▶ **Challenge**
Retype only what runs from the beginning of the data through the line with "import * as"; please omit the pictures and keep every line exact.

▶ **Source data**
===

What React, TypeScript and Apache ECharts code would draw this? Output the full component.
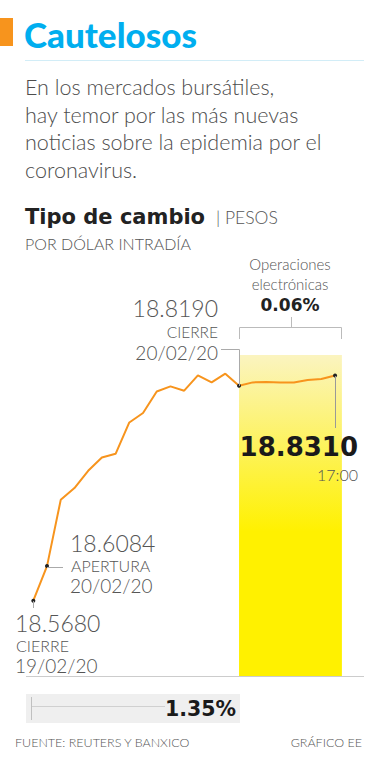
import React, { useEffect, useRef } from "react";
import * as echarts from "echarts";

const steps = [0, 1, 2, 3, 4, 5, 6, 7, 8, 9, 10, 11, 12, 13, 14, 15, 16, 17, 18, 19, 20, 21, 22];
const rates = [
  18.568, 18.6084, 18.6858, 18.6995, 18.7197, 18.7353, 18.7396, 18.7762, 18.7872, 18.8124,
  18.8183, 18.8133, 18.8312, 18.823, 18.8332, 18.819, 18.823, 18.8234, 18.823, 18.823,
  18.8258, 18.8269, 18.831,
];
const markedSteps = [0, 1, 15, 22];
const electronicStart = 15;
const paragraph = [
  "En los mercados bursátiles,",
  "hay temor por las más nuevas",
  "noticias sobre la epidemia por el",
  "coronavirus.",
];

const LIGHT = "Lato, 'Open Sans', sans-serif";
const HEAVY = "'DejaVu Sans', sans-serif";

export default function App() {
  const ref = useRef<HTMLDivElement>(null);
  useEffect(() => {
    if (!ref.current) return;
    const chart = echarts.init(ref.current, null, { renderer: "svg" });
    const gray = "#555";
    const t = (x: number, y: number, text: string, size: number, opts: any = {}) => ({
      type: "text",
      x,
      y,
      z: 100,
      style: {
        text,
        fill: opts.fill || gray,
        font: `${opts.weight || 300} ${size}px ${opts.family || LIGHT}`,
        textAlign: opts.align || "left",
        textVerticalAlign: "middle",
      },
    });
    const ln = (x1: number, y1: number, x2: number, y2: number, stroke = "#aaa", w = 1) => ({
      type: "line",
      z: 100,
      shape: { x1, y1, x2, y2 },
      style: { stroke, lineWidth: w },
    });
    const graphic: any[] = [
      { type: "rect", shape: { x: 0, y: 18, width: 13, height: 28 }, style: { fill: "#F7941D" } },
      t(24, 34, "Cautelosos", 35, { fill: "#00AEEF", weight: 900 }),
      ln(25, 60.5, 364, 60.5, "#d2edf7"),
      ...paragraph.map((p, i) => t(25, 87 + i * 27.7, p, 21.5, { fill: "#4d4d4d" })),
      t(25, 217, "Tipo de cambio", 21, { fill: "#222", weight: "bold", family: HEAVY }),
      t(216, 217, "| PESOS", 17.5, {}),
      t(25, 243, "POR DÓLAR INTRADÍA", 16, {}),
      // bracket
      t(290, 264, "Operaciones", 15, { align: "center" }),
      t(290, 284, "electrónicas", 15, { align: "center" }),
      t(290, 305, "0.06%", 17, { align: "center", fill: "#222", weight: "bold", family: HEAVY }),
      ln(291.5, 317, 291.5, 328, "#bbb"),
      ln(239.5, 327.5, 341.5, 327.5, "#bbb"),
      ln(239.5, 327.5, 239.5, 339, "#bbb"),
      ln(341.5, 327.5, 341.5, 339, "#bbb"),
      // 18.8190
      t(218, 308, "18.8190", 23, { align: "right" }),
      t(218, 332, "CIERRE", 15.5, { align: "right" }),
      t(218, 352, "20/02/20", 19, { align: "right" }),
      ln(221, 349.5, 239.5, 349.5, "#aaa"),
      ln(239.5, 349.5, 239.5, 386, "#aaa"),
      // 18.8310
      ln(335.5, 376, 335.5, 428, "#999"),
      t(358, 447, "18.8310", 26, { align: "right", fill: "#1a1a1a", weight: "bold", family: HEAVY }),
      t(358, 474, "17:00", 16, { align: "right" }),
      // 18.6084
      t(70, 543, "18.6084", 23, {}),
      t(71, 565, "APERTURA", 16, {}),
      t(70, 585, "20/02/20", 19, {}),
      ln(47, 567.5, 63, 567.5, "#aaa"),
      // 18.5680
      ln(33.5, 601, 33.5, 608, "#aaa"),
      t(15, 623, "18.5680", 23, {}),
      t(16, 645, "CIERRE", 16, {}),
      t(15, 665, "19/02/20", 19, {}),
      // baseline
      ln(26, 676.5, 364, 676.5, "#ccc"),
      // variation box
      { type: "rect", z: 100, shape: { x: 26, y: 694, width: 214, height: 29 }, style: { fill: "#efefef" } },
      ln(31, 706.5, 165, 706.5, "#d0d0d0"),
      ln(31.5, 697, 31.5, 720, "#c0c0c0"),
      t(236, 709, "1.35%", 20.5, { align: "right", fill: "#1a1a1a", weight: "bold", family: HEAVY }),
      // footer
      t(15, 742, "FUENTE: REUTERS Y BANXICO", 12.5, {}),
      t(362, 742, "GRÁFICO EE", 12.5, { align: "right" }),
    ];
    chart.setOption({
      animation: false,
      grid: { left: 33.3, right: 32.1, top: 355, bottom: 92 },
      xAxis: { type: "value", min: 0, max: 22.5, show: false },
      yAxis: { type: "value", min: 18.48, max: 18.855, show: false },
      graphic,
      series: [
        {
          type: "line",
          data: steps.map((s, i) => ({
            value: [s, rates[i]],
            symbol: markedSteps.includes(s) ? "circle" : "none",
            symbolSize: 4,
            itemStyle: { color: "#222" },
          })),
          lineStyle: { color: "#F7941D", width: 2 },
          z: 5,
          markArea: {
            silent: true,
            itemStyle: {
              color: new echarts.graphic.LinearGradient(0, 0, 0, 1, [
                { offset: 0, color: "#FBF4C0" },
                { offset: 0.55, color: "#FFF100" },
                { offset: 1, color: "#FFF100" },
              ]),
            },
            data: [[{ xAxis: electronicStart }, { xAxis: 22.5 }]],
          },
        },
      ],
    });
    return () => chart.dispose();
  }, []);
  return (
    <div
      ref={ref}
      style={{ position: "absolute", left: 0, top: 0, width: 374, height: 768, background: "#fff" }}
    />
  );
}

===

▶ **Output of the task**
What React, TypeScript and Apache ECharts code would draw this? Output the full component.
import React, { useEffect, useRef } from "react";
import * as echarts from "echarts";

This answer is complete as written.